Car les faits présentés par l’enquêtrice peuvent apparaître accablants pour un certain nombre d’accusés. C’est le cas pour Ali El Haddad Asufi, incarcéré et jugé pour avoir été en contact régulier avec les frères El Bakraoui, les fers de lance de la cellule terroriste.

À partir de début octobre 2015, Ibrahim El Bakraoui se cache dans un studio à Etterbeek (commune de Bruxelles), au quatrième étage d’un immeuble.

Ce dernier y reçoit plusieurs visiteurs : Mohamed Bakkali, autre accusé du procès, et son frère Khalid El Bakraoui qui finira par s’y cacher également. Mais aussi Ali El Haddad Asufi à de nombreuses reprises. La preuve est indiscutable.

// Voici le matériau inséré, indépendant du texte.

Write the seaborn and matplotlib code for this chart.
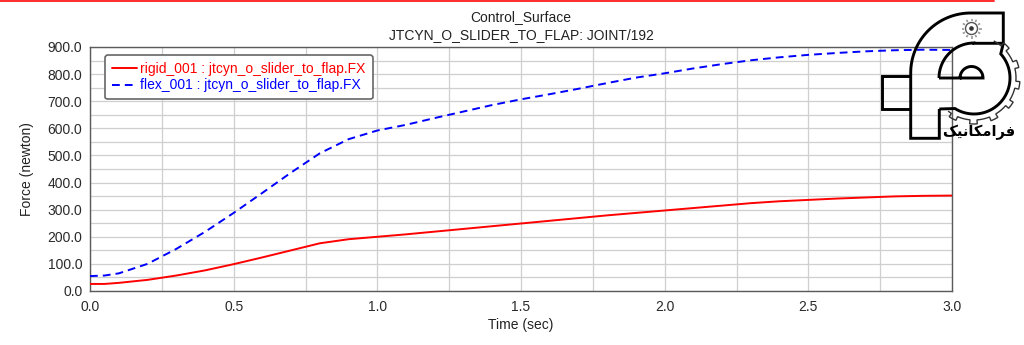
import numpy as np
import pandas as pd
import matplotlib
matplotlib.use("Agg")
import matplotlib.pyplot as plt
from matplotlib.path import Path
from matplotlib.patches import PathPatch, Circle
from matplotlib.lines import Line2D
from matplotlib.ticker import MultipleLocator, FormatStrFormatter
import seaborn as sns

# ---- data: joint force FX vs simulation time ----
time_s = [0.0, 0.05, 0.1, 0.2, 0.3, 0.4, 0.5, 0.6, 0.7, 0.8, 0.9, 1.0,
          1.1, 1.2, 1.3, 1.4, 1.5, 1.6, 1.7, 1.8, 1.9, 2.0,
          2.1, 2.2, 2.3, 2.4, 2.5, 2.6, 2.7, 2.8, 2.9, 3.0]
rigid_fx = [26, 26, 30, 41, 57, 76, 99, 124, 150, 176, 191, 200,
            209, 219, 229, 239, 249, 259, 269, 279, 288, 297,
            306, 315, 324, 331, 336, 341, 345, 349, 351, 352]
flex_fx = [55, 57, 65, 100, 155, 218, 288, 362, 437, 508, 560, 592,
           613, 638, 662, 686, 707, 726, 746, 767, 787, 803,
           821, 837, 851, 862, 871, 878, 884, 888, 890, 889]
series_labels = ["rigid_001 : jtcyn_o_slider_to_flap.FX",
                 "flex_001 : jtcyn_o_slider_to_flap.FX"]
title_lines = ["Control_Surface", "JTCYN_O_SLIDER_TO_FLAP: JOINT/192"]
x_label = "Time (sec)"
y_label = "Force (newton)"
brand_text = "\uFB8F\uFBFF\uFEE7\uFE8E\uFB91\uFEE3\uFE8D\uFEAE\uFED3"  # فرامکانیک, shaped glyphs

sns.set_style("white")
plt.rcParams["font.family"] = ["Liberation Sans", "DejaVu Sans"]

W, H = 1024, 345
fig = plt.figure(figsize=(W / 100, H / 100), dpi=100)
fig.patch.set_facecolor("white")

ax = fig.add_axes([90 / W, 1 - 291 / H, 862 / W, 244 / H])

df = pd.DataFrame({
    "Time": time_s + time_s,
    "Force": rigid_fx + flex_fx,
    "Series": [series_labels[0]] * len(time_s) + [series_labels[1]] * len(time_s),
})
sns.lineplot(data=df[df.Series == series_labels[0]], x="Time", y="Force",
             ax=ax, color="#ff0000", lw=1.4, label=series_labels[0], zorder=3)
sns.lineplot(data=df[df.Series == series_labels[1]], x="Time", y="Force",
             ax=ax, color="#0000ff", lw=1.4, linestyle=(0, (4, 2.6)),
             label=series_labels[1], zorder=3)

ax.set_xlim(0, 3.0)
ax.set_ylim(0, 900)
ax.xaxis.set_major_locator(MultipleLocator(0.5))
ax.xaxis.set_minor_locator(MultipleLocator(0.25))
ax.yaxis.set_major_locator(MultipleLocator(100))
ax.yaxis.set_minor_locator(MultipleLocator(50))
ax.xaxis.set_major_formatter(FormatStrFormatter("%.1f"))
ax.yaxis.set_major_formatter(FormatStrFormatter("%.1f"))
ax.grid(which="both", color="#cfcfcf", lw=0.9, zorder=0)
ax.set_axisbelow(True)

ax.tick_params(which="both", direction="out", length=3, width=0.9,
               color="#555555", labelsize=10, labelcolor="#2a2a2a")
ax.tick_params(axis="x", which="major", pad=3.5)
ax.tick_params(axis="y", which="major", pad=2.5)
for s in ax.spines.values():
    s.set_visible(True)
    s.set_color("#5a5a5a")
    s.set_linewidth(1.0)

ax.set_xlabel(x_label, fontsize=10, color="#222222")
ax.set_ylabel(y_label, fontsize=10, color="#222222")
ax.xaxis.set_label_coords(0.5, (291 - 318) / 244)
ax.yaxis.set_label_coords((34 - 90) / 862, 0.5)

leg = ax.legend(loc="upper left", bbox_to_anchor=((105 - 90) / 862, (291 - 55) / 244),
                borderaxespad=0, frameon=True, fancybox=True, fontsize=10,
                handlelength=1.8, handletextpad=0.25, labelspacing=0.18,
                borderpad=0.5, labelcolor="linecolor", framealpha=1)
leg.get_frame().set_edgecolor("#666666")
leg.get_frame().set_linewidth(1.2)

for i, t in enumerate(title_lines):
    fig.text(521 / W, 1 - (17 + 18 * i) / H, t, ha="center", va="center",
             fontsize=10, color="#222222")

# thin red rule along the top edge
fig.add_artist(Line2D([0, 994 / W], [1 - 0.8 / H] * 2, color="#ff1a1a",
                      lw=1.3, transform=fig.transFigure))

# ---- brand mark (drawn in pixel coordinates) ----
lg = fig.add_axes([850 / W, 1 - 160 / H, 174 / W, 160 / H], zorder=5)
lg.set_xlim(850, 1024)
lg.set_ylim(160, 0)
lg.axis("off")
lg.patch.set_alpha(0)


def arc(cx, cy, r, a0, a1, n=40):
    a = np.radians(np.linspace(a0, a1, n))
    return list(zip(cx + r * np.cos(a), cy - r * np.sin(a)))


def stroke(points, lw=2.1, color="black", closed=False):
    verts = list(points)
    codes = [Path.MOVETO] + [Path.LINETO] * (len(verts) - 1)
    if closed:
        verts.append(verts[0])
        codes.append(Path.CLOSEPOLY)
    lg.add_patch(PathPatch(Path(verts, codes), fill=False, lw=lw,
                           edgecolor=color, joinstyle="miter", capstyle="butt"))


# stem, outer curve, top bar and upper-left of the bowl
body = [(939.3, 109), (939.3, 138.3), (910.7, 138.3)]
body += arc(970.7, 73, 60, 180, 90)
body += [(1003.3, 13), (1003.3, 43.3), (974, 43.3)]
body += arc(974, 78, 35, 90, 180)
body += [(939, 78)]
stroke(body)
# cross bar on the left
stroke([(910.7, 75.7), (881.7, 75.7), (881.7, 109), (910.7, 109)])
# right side of the bowl
bowl = [(1003.3, 43.3)] + arc(974, 78, 36, 42, -122) + [(939.3, 109)]
stroke(bowl)
# small dome with its base line
stroke([(939, 78), (960, 78)] + arc(971.5, 78, 11.5, 180, 0) + [(983, 78), (960, 78)])

# gear rim around the bowl
gear = []
n_teeth = 7
a_start, a_end = 62, -128
span = (a_start - a_end) / n_teeth
for k in range(n_teeth):
    a0 = a_start - k * span
    gear += arc(974, 78, 42, a0, a0 - span * 0.45, 6)
    gear += arc(974, 78, 46, a0 - span * 0.45, a0 - span * 0.8, 6)
    gear += arc(974, 78, 42, a0 - span * 0.8, a0 - span, 4)
stroke(gear, lw=1.0, color="#333333")

# small sun / cog icon
lg.add_patch(Circle((971.5, 28.5), 6, fill=False, lw=1.0, edgecolor="#555555"))
lg.add_patch(Circle((971.5, 28.5), 1.6, color="#333333"))
for a in np.radians(np.arange(0, 360, 30)):
    lg.plot([971.5 + 7.5 * np.cos(a), 971.5 + 10 * np.cos(a)],
            [28.5 + 7.5 * np.sin(a), 28.5 + 10 * np.sin(a)],
            color="#9a9a9a", lw=1.2, solid_capstyle="butt")

lg.text(978.5, 132, brand_text, ha="center", va="center", fontsize=10.5,
        fontweight="bold", family=["DejaVu Sans"], color="black")

fig.savefig("out.png", dpi=100, facecolor="white")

L’enquêtrice fait diffuser les photos d’El Haddad Asufi entrant ou sortant de l’ascenseur. Les jours , les heures sont connues

Au total, dans ce studio, Ibrahim El Bakraoui et Ali El Haddad Asufi "s’y côtoient durant 35 heures" jusqu’en janvier 2016, rapporte l’enquêtrice. Quand on sait qu’Asufi a toujours nié son implication , ses allées et venues dans la cache du terroriste posent question…

Par exemple Me Mechin, l’un des avocats de l’accusé, interroge la policière belge. Des traces de l’explosif TATP y ont-elles été retrouvées ? Non, admet l’enquêtrice. Sait-elle alors ce qu’Ali El Hadad Asufi faisait précisément avec Ibrahim El Bakraoui dans ce logement ? "Non, je ne sais pas. Je n’étais avec lui dans l’appartement", rit l’enquêtrice.

Avec ces allers-retours à Etterbeeek de son client, dans le studio où se cachait Ibrahim El Bakraoui, "quelles conclusions en tirez-vous ?": "Ce n’est pas à moi de juger ni de tirer des conclusions", répond elle. Me Méchin, lui, avance une hypothèse que n’ont pas retenue les enquêteurs : "On peut en conclure qu’il rendait visite à son ami, qu’il lui a apporté des vêtements, véhiculé et qu’il a rendu service à son ami…" "C’est votre hypothèse, conclut l’enquêtrice en écartant les mains.

Yassine Atar est aussi soupçonné d’avoir rendu visite à Ibrahim El Bakraoui à Verviers. Notamment le 19 septembre en compagnie d’Ali El Haddad Asufi qui reconnaît s’être rendu à Verviers ce jour-là.

La policière prouve par l’analyse des téléphones de ces deux accusés. "ils bornent au même moment, aux mêmes endroits". Et l’enquêtrice, se basant sur d’autres relevés, de supposer que ce soir-là se sont retrouvés Mohamed Bakkali, Ibrahim El Bakraoui, Ali El Haddad Asufi et Yassine Atar.

L’hypothèse de cette rencontre "a été rendue possible grâce à un important travail sur la téléphonie", appuie l’un des avocats généraux, Nicolas Braconnay.

Pas pour Me Kempf qui trouve que la policière va un peu vite en besogne et surtout en hypothèses. Les enquêteurs ont-ils vérifié le contenu de ces SMS ?

"Ce serait intéressant pour la manifestation de la vérité…", poursuit l’avocat. Mais cette vérification-là n’a pas été faite. L’enquêtrice, elle, s’en tient aux faits démontrés : "Le 19 septembre, on a déterminé qu’il y a ce déplacement à Verviers. On l’a mis en évidence et M. Atar n’a pas de réponses pour ce déplacement", rappelle-t-elle.

L’avocat ne cache pas l’affaire : comment expliquer que les enquêteurs n’ont pas repéré un trajet de Yassine Atar à Verviers (pour son métier), le 25 septembre 2015, "alors que tout déplacement à Verviers est alors suspect"? L’enquêtrice n’a pas d’explication : "Cette autoroute, c’est 120 km entre Verviers et Bruxelles et il y a de nombreuses antennes téléphoniques", l’enquêtrice rit encore. "Vous rigolez ?”, finit par lui dire l’avocat, plus qu’étonné. Décidément les enquêteurs belges étonnent , agacent et décontenancent encore la salle d’audience.